— START OF Provided material —
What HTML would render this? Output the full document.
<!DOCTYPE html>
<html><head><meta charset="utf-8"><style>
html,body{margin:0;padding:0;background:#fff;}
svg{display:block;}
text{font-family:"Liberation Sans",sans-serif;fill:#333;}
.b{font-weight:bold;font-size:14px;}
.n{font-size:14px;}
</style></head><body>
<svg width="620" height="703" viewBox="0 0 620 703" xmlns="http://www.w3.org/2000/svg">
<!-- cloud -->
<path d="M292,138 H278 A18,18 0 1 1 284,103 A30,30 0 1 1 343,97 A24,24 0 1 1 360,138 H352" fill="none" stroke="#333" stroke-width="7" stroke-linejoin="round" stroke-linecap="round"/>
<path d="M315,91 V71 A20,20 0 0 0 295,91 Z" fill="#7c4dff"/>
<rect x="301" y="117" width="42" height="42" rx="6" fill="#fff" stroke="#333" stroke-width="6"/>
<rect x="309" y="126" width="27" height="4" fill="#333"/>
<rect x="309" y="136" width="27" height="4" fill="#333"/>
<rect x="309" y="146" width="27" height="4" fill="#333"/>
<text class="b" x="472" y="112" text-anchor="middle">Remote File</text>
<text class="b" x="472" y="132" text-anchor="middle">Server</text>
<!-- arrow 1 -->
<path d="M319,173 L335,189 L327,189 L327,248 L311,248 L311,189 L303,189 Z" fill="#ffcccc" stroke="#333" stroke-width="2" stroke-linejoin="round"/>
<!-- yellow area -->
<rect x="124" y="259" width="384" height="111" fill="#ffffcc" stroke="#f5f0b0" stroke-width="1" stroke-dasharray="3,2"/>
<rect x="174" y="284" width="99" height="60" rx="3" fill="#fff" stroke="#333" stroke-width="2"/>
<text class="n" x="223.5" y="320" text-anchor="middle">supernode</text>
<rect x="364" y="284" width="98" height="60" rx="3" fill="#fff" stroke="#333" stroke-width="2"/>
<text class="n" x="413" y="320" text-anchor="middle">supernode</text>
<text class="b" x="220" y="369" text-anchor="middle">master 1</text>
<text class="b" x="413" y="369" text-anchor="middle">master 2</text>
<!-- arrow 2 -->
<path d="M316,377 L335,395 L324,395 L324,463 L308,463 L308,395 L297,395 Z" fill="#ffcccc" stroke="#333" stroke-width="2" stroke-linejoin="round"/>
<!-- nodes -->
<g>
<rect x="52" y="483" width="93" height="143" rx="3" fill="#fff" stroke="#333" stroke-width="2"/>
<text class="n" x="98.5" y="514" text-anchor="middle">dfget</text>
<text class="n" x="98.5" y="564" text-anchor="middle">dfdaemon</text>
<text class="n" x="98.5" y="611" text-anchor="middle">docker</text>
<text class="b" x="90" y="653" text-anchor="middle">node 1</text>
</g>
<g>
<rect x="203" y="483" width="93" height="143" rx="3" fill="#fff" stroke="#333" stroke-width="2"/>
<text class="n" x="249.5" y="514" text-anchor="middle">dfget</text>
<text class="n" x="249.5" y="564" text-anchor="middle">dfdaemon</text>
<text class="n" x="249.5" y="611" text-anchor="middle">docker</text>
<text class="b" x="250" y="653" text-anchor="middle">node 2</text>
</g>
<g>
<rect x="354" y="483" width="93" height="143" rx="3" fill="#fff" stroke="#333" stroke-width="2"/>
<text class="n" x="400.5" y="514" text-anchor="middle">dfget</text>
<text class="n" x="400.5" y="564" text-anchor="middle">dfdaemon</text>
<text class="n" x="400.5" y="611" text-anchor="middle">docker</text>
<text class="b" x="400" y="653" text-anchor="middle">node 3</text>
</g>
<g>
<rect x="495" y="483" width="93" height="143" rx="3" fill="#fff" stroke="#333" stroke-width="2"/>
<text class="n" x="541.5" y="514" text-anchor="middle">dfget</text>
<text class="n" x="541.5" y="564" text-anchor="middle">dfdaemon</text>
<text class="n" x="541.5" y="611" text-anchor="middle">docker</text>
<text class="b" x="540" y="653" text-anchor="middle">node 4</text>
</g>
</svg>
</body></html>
— END OF Provided material —
■ What you will do ■
Write down the full listing again, exactly.

■ Solution for this problem ■
What HTML would render this? Output the full document.
<!DOCTYPE html>
<html><head><meta charset="utf-8"><style>
html,body{margin:0;padding:0;background:#fff;}
svg{display:block;}
text{font-family:"Liberation Sans",sans-serif;fill:#333;}
.b{font-weight:bold;font-size:14px;}
.n{font-size:14px;}
</style></head><body>
<svg width="620" height="703" viewBox="0 0 620 703" xmlns="http://www.w3.org/2000/svg">
<!-- cloud -->
<path d="M292,138 H278 A18,18 0 1 1 284,103 A30,30 0 1 1 343,97 A24,24 0 1 1 360,138 H352" fill="none" stroke="#333" stroke-width="7" stroke-linejoin="round" stroke-linecap="round"/>
<path d="M315,91 V71 A20,20 0 0 0 295,91 Z" fill="#7c4dff"/>
<rect x="301" y="117" width="42" height="42" rx="6" fill="#fff" stroke="#333" stroke-width="6"/>
<rect x="309" y="126" width="27" height="4" fill="#333"/>
<rect x="309" y="136" width="27" height="4" fill="#333"/>
<rect x="309" y="146" width="27" height="4" fill="#333"/>
<text class="b" x="472" y="112" text-anchor="middle">Remote File</text>
<text class="b" x="472" y="132" text-anchor="middle">Server</text>
<!-- arrow 1 -->
<path d="M319,173 L335,189 L327,189 L327,248 L311,248 L311,189 L303,189 Z" fill="#ffcccc" stroke="#333" stroke-width="2" stroke-linejoin="round"/>
<!-- yellow area -->
<rect x="124" y="259" width="384" height="111" fill="#ffffcc" stroke="#f5f0b0" stroke-width="1" stroke-dasharray="3,2"/>
<rect x="174" y="284" width="99" height="60" rx="3" fill="#fff" stroke="#333" stroke-width="2"/>
<text class="n" x="223.5" y="320" text-anchor="middle">supernode</text>
<rect x="364" y="284" width="98" height="60" rx="3" fill="#fff" stroke="#333" stroke-width="2"/>
<text class="n" x="413" y="320" text-anchor="middle">supernode</text>
<text class="b" x="220" y="369" text-anchor="middle">master 1</text>
<text class="b" x="413" y="369" text-anchor="middle">master 2</text>
<!-- arrow 2 -->
<path d="M316,377 L335,395 L324,395 L324,463 L308,463 L308,395 L297,395 Z" fill="#ffcccc" stroke="#333" stroke-width="2" stroke-linejoin="round"/>
<!-- nodes -->
<g>
<rect x="52" y="483" width="93" height="143" rx="3" fill="#fff" stroke="#333" stroke-width="2"/>
<text class="n" x="98.5" y="514" text-anchor="middle">dfget</text>
<text class="n" x="98.5" y="564" text-anchor="middle">dfdaemon</text>
<text class="n" x="98.5" y="611" text-anchor="middle">docker</text>
<text class="b" x="90" y="653" text-anchor="middle">node 1</text>
</g>
<g>
<rect x="203" y="483" width="93" height="143" rx="3" fill="#fff" stroke="#333" stroke-width="2"/>
<text class="n" x="249.5" y="514" text-anchor="middle">dfget</text>
<text class="n" x="249.5" y="564" text-anchor="middle">dfdaemon</text>
<text class="n" x="249.5" y="611" text-anchor="middle">docker</text>
<text class="b" x="250" y="653" text-anchor="middle">node 2</text>
</g>
<g>
<rect x="354" y="483" width="93" height="143" rx="3" fill="#fff" stroke="#333" stroke-width="2"/>
<text class="n" x="400.5" y="514" text-anchor="middle">dfget</text>
<text class="n" x="400.5" y="564" text-anchor="middle">dfdaemon</text>
<text class="n" x="400.5" y="611" text-anchor="middle">docker</text>
<text class="b" x="400" y="653" text-anchor="middle">node 3</text>
</g>
<g>
<rect x="495" y="483" width="93" height="143" rx="3" fill="#fff" stroke="#333" stroke-width="2"/>
<text class="n" x="541.5" y="514" text-anchor="middle">dfget</text>
<text class="n" x="541.5" y="564" text-anchor="middle">dfdaemon</text>
<text class="n" x="541.5" y="611" text-anchor="middle">docker</text>
<text class="b" x="540" y="653" text-anchor="middle">node 4</text>
</g>
</svg>
</body></html>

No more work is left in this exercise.